To go faster in your real use-case, you'd need to cache-block your problem (do more with chunks of your data while they're hot in cache). Or increase the computational intensity by combining more work into one pass over the data, e.g. popcount the vectors as you generate them, instead of storing to a result array and reading that. https://github.com/WojciechMula/sse-popcount/ has well-optimized code for SSE4, AVX, and AVX-512 with/without VPOPCOUNT. You can adapt it to take 2 inputs and or
instead of just loading from an array.
Related Q&As:
for this particular case it [popcount] was mostly used to prevent the optimizer from throwing out useless computations.
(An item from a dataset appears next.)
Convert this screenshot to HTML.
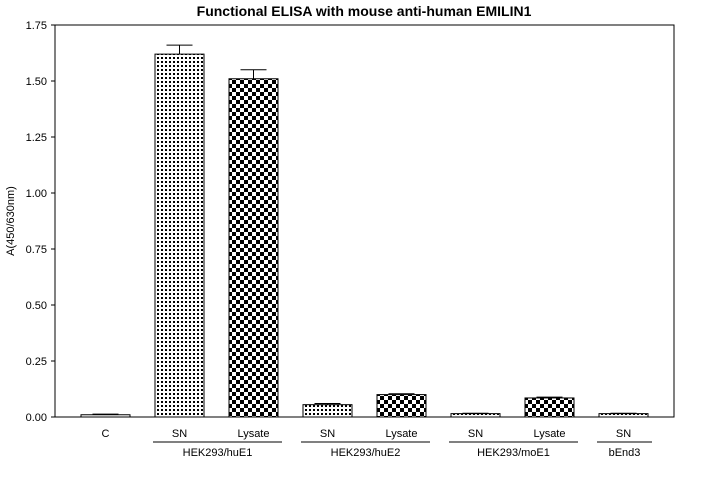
<!DOCTYPE html>
<html><head><meta charset="utf-8"><style>
body{margin:0;background:#fff;}
svg{display:block;font-family:"Liberation Sans",Arial,sans-serif;}
</style></head><body>
<svg id="chart" width="701" height="483" viewBox="0 0 701 483">
<defs>
<pattern id="dots" width="4" height="4" patternUnits="userSpaceOnUse"><rect width="4" height="4" fill="#fff"/><rect x="1" y="1" width="2" height="2" fill="#000"/></pattern>
<pattern id="check" width="8" height="8" patternUnits="userSpaceOnUse"><rect width="8" height="8" fill="#fff"/><rect width="4" height="4" fill="#000"/><rect x="4" y="4" width="4" height="4" fill="#000"/></pattern>
</defs>
<text x="364" y="16" text-anchor="middle" font-size="14" font-weight="bold">Functional ELISA with mouse anti-human EMILIN1</text>
<rect x="55" y="25" width="619" height="392" fill="none" stroke="#000" stroke-width="1"/>
<text transform="translate(14,221) rotate(-90)" text-anchor="middle" font-size="11">A(450/630nm)</text>
<g id="yaxis"></g><g id="bars"></g><g id="xlabels"></g>
</svg>
<script>
const categories=["C","SN","Lysate","SN","Lysate","SN","Lysate","SN"];
const values=[0.01,1.62,1.51,0.055,0.10,0.015,0.085,0.015];
const errors=[0.003,0.04,0.04,0.005,0.004,0.002,0.004,0.002];
const patterns=["dots","dots","check","dots","check","dots","check","dots"];
const groups=[{name:"HEK293/huE1",from:1,to:2},{name:"HEK293/huE2",from:3,to:4},{name:"HEK293/moE1",from:5,to:6},{name:"bEnd3",from:7,to:7}];
const yTicks=[0,0.25,0.5,0.75,1.0,1.25,1.5,1.75];
const NS="http://www.w3.org/2000/svg";
const y=v=>417-v/0.25*56;
const xc=i=>105.5+i*74;
const bw=49;
function mk(tag,attrs,parent){const e=document.createElementNS(NS,tag);for(const k in attrs)e.setAttribute(k,attrs[k]);parent.appendChild(e);return e;}
const ya=document.getElementById('yaxis');
yTicks.forEach(t=>{
 const l=mk('line',{x1:51,x2:55,y1:y(t),y2:y(t),stroke:'#000'},ya);
 
 
 const tx=mk('text',{x:47,y:y(t)+4,'text-anchor':'end','font-size':11},ya);
 tx.textContent=t.toFixed(2);
 
 
});
const bg=document.getElementById('bars');
values.forEach((v,i)=>{
 const r=mk('rect',{x:xc(i)-bw/2,y:y(v),width:bw,height:417-y(v),fill:'url(#'+patterns[i]+')',stroke:'#000','stroke-width':1},bg);
 
 
 const top=y(v+errors[i]);
 const e1=mk('line',{x1:xc(i),x2:xc(i),y1:y(v),y2:top,stroke:'#000'},bg);
 
 
 const e2=mk('line',{x1:xc(i)-13,x2:xc(i)+13,y1:top,y2:top,stroke:'#000'},bg);
 
 
 const t=mk('text',{x:xc(i),y:437,'text-anchor':'middle','font-size':11},document.getElementById('xlabels'));
 t.textContent=categories[i];
 
 
});
const xl=document.getElementById('xlabels');
groups.forEach(g=>{
 const x1=xc(g.from)-bw/2-2,x2=xc(g.to)+bw/2+4;
 const l=mk('line',{x1:x1,x2:x2,y1:442,y2:442,stroke:'#000'},xl);
 
 
 const t=mk('text',{x:(x1+x2)/2,y:456,'text-anchor':'middle','font-size':11},xl);
 t.textContent=g.name;
 
 
});
</script>
</body></html>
Speaking of that, I'm surprised GCC fails to optimize away the loop in the no load/store version. v |= x;
is idempotent after the first iteration. Clang knows this and correctly removes the loop. (And only ORs the scalar element that you extract; LLVM's shuffle optimizer can see through shuffle intrinsics.) I tried with some variations on the loop condition to make sure GCC wasn't getting tripped up by a possibly-infinite loop (<= size
with an unsigned size_t), but that's not it. https://godbolt.org/z/zxz8f86M9 . GCC's asm output has a dependency chain through vpor
like your source does, so this is measuring vpor
latency but not throughput for the reg-reg version. (That's fine: with 2 loads per vpor
you're not going to go faster except on Alder Lake and Zen 3 and later, and then only with data hot in L1d.)
Your benchmark avoids many of the pitfalls mentioned in Idiomatic way of performance evaluation?, e.g. using std::vector
for the output makes the compiler write 0s to it before the timed region, so you aren't timing page faults even on the first iteration of the repeat loop. And the repeat loop gives plenty of time for warm-up of turbo and amortizing any startup effects.